Food notes: You can use any kind of cucumber in Greek salad. I like Armenian cucumbers best because you don’t need to peel them, but I have made the salad with lemon cukes, English cukes, pickling cucumbers and the standard supermarket variety. You can use bell pepper of any color, or gypsy peppers. You can use full-sized tomatoes, cherry tomatoes, or grape tomatoes — I use what I have, but my favorites are little orange Sun Gold cherry tomatoes right off the vine. I like sheep’s milk feta better than goat’s milk feta, and I prefer French or Greek feta to others when I can get them (but a lot of my feta comes from the cheese selection at Grocery Outlet). Do use kalamata olives — canned black olives will not deliver the punch here. Leftover kalamatas keep well in the refrigerator. I like the clean taste of kosher salt, but you can use what you like.

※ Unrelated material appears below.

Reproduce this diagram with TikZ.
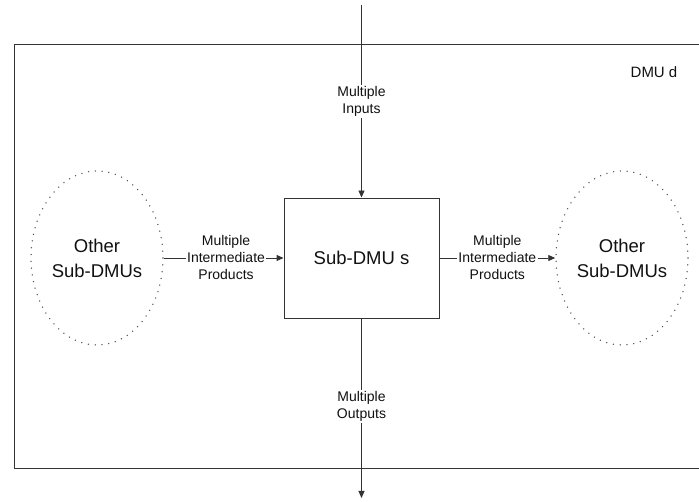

Variations: In full summer, I sometimes add watermelon chunks to Greek salad. It’s not for everyone. If you are cautious, put a bowl of watermelon chunks on the side, transfer just one piece to your salad plate and see what you think.  If it doesn’t work for you, save the watermelon for dessert. Want more spice? Add a pinch of crushed red pepper flakes to your salad and toss well.

Greek Salad for One

Slice or chop one cucumber, one red bell pepper, and one tomato or a handful of halved cherry tomatoes into your salad bowl. Crumble in feta cheese to taste. Add some pitted kalamata olives (if you halve them, they will go further). Drizzle salad with olive oil and toss. Squeeze half of one Meyer lemon over salad. Toss again.

In the bowl of a measuring cup, make a vinaigrette of one small smashed clove of garlic, a Tbsp or two of red wine vinegar, a few grains of salt, a pinch of hot mustard. Stir together. Grind in some black pepper. Toss it into your salad. Taste and adjust.

It’s wonderful to eat this with a sourdough baguette to soak up the dressing — I “clean” my salad bowl with bread when I am done. If there are any leftovers (there shouldn’t be), they’ll be good for lunch tomorrow.